Ex-diplomat Murray refused leave to appeal over Salmond contempt conviction
Former diplomat Craig Murray has been refused leave to appeal the contempt of court finding made against him to the UK Supreme Court, in a decision made by the High Court in Edinburgh.
However, he has been granted a further four weeks’ suspension of the warrant for his imprisonment in order for him to appeal directly to the Supreme Court.
Murray, 62, was sentenced to eight months in jail following his coverage of Alex Salmond’s trial.
The former ambassador to Uzbekistan watched two days of Mr Salmond’s trial in March 2020 from the public gallery of the court, writing about the case on his blog.
Judges subsequently ruled that he was in contempt of court due to the risk of jigsaw identification relating to four complainers.
At a hearing of the High Court on Monday, Murray’s lawyer argued he should be granted permission to appeal to the UK’s highest court against both the verdict of contempt of court and his sentence.
Lady Dorrian, along with Lord Menzies and Lord Turnbull, issued a written decision on Tuesday.
It said that Murray had a “genuinely held belief that the prosecution of the former first minister was unwarranted” and he inferred that the sanction made against him prevented discussion of this.

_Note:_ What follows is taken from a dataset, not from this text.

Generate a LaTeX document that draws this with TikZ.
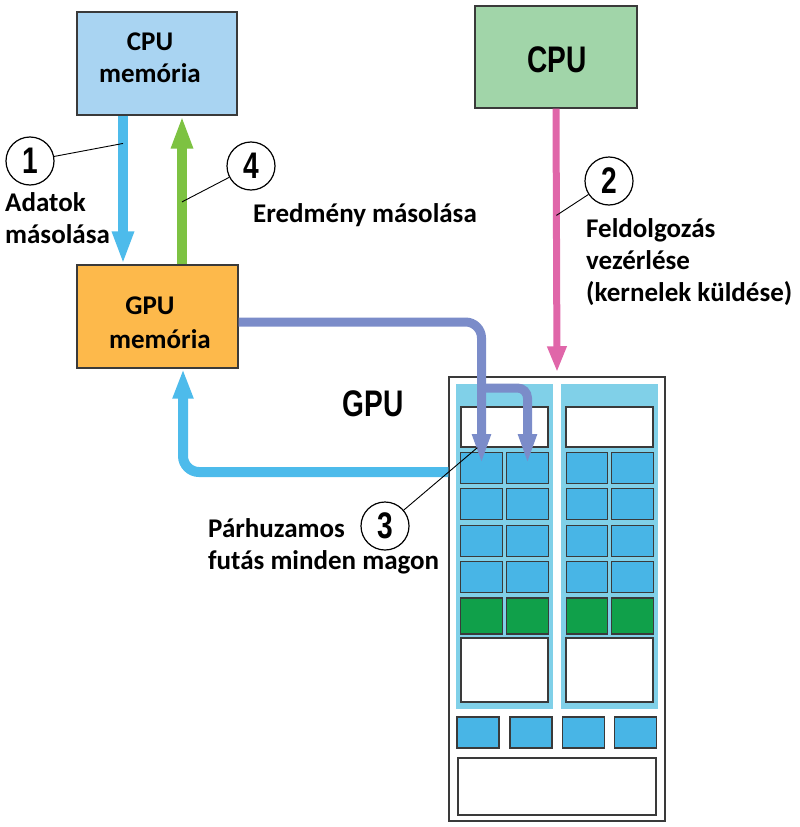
\documentclass[tikz,border=0pt]{standalone}
\usepackage{fontspec}
\setmainfont{Carlito}
\newfontfamily\condfont[FakeStretch=0.76]{Liberation Sans}
\usetikzlibrary{arrows.meta}
\definecolor{cpumemfill}{HTML}{A9D4F2}
\definecolor{cpufill}{HTML}{A1D5A9}
\definecolor{gpumemfill}{HTML}{FDB94B}
\definecolor{arrowblue}{HTML}{4DBBEB}
\definecolor{arrowgreen}{HTML}{7DC242}
\definecolor{arrowpink}{HTML}{E066A9}
\definecolor{arrowpurple}{HTML}{7B8CC9}
\definecolor{colfill}{HTML}{80D0E8}
\definecolor{coreblue}{HTML}{48B5E6}
\definecolor{coregreen}{HTML}{10A04A}
\definecolor{boxgray}{HTML}{3A3A3A}
\begin{document}
\begin{tikzpicture}[x=1pt,y=-1pt,
  membox/.style={draw=boxgray, line width=1.3pt, inner sep=0},
  lbl/.style={font=\bfseries\fontsize{27}{32}\selectfont, inner sep=0},
  biglbl/.style={font=\condfont\bfseries\fontsize{37}{37}\selectfont, inner sep=0},
  num/.style={circle, draw, line width=1.2pt, fill=white, minimum size=48pt, inner sep=0,
    font=\condfont\bfseries\fontsize{37}{37}\selectfont},
  leader/.style={line width=0.9pt},
  cell/.style={draw=boxgray, line width=1.4pt, inner sep=0},
  core/.style={cell, fill=coreblue, minimum width=41.5pt, minimum height=30.5pt},
  bigarrow/.style={line width=10pt, -{Triangle[width=20pt,length=33pt]}},
  pinkarrow/.style={draw=arrowpink, line width=7pt, -{Triangle[width=18pt,length=26pt]}},
  purplearrow/.style={draw=arrowpurple, line width=9pt, -{Triangle[width=17pt,length=30pt]}}
]
\useasboundingbox (0,0) rectangle (800,827);

% memory and CPU boxes
\node[membox, fill=cpumemfill, minimum width=160pt, minimum height=103pt] (cpumem) at (157,63.5) {};
\node[lbl, align=center] at (150,58) {CPU\\memória};
\node[membox, fill=gpumemfill, minimum width=161pt, minimum height=103pt] (gpumem) at (157.5,316.5) {};
\node[lbl] at (150,306) {GPU};
\node[lbl] at (160,339) {memória};
\node[membox, fill=cpufill, minimum width=162pt, minimum height=102pt] (cpu) at (556,57) {};
\node[biglbl] at (557,60) {CPU};

% GPU block
\node[draw=boxgray, line width=1.5pt, minimum width=216pt, minimum height=444pt, inner sep=0] (gpu) at (557,599) {};
\fill[colfill] (456,384) rectangle (553,709);
\fill[colfill] (561,384) rectangle (658,709);
\node[cell, fill=white, minimum width=87pt, minimum height=40pt] (topw1) at (504.5,427) {};
\node[cell, fill=white, minimum width=87pt, minimum height=40pt] (topw2) at (609.5,427) {};
\foreach \y [count=\r] in {468,504,541,577}
  \foreach \x [count=\c] in {481.5,527.5,587,632.5}
    \node[core] (c\r\c) at (\x,\y) {};
\foreach \x in {481.5,527.5,587,632.5}
  \node[cell, fill=coregreen, minimum width=41.5pt, minimum height=36pt] at (\x,616) {};
\node[cell, fill=white, minimum width=87pt, minimum height=64pt] (mem1) at (504.5,670) {};
\node[cell, fill=white, minimum width=87pt, minimum height=64pt] (mem2) at (609.5,670) {};
\foreach \x in {478,531,583.5,635.5}
  \node[cell, fill=coreblue, minimum width=42pt, minimum height=31pt] at (\x,732.5) {};
\node[cell, fill=white, minimum width=198pt, minimum height=57pt] (l2cache) at (557,786.5) {};
\node[biglbl] at (373,403.5) {GPU};

% texts (base anchor = baseline of the last line)
\node[lbl, anchor=base west, align=left] at (5,243) {Adatok\\másolása};
\node[lbl, anchor=base west] at (253,222) {Eredmény másolása};
\node[lbl, anchor=base west, align=left] at (586,301) {Feldolgozás\\vezérlése\\(kernelek küldése)};
\node[lbl, anchor=base west, align=left] at (208,569) {Párhuzamos\\futás minden magon};

% arrows
\draw[bigarrow, draw=arrowblue] ([xshift=-34pt]cpumem.south) -- coordinate[pos=0.187] (l1) ([xshift=-34.5pt]gpumem.north);
\draw[bigarrow, draw=arrowgreen] ([xshift=24.5pt]gpumem.north) -- coordinate[pos=0.42] (l4) ([xshift=25pt]cpumem.south);
\draw[pinkarrow] (cpu.south) -- coordinate[pos=0.405] (l2) ([yshift=4pt]gpu.north);
\coordinate (pY) at (0,322);
\coordinate (bY) at (0,388);
\coordinate (rY) at (0,472);
\draw[purplearrow, rounded corners=16pt] (gpumem.east |- pY) -| ([yshift=4pt]c11.center);
\draw[purplearrow, rounded corners=10pt] (c11.center |- bY) -| ([yshift=4pt]c12.center);
\draw[bigarrow, draw=arrowblue, -{Triangle[width=19pt,length=30pt]}, rounded corners=16pt] (gpu.west |- rY) -| ([xshift=25.5pt]gpumem.south);

% numbered markers
\node[num] (n1) at (30,161) {1};
\node[num] (n2) at (609,181) {2};
\node[num] (n3) at (385,526) {3};
\node[num] (n4) at (251,166) {4};
\coordinate (l3) at ([xshift=17pt]topw1.south west);
\draw[leader] (n1) -- (l1);
\draw[leader] (n2) -- (l2);
\draw[leader] (n3) -- (l3);
\draw[leader] (n4) -- (l4);
\end{tikzpicture}
\end{document}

Lady Dorrian said this was not a “tenable argument”, adding: “It is the repeated publication of material likely to lead to identification of complainers in the face of a clear order of the court prohibiting that which drew the sanction.
“The order did not prevent discussion of whether the prosecution was objectively justified.
“The applicant remains free to pursue discussion of that issue, as long as the anonymity of the complainers is respected.”
The High Court would refuse his application to appeal the finding of contempt of court, she said.
The decision concluded: “We understand that it is the applicant’s intention to seek to apply for leave directly to the UKSC (UK Supreme Court).
“In the circumstances we will suspend the warrant for a further four weeks.”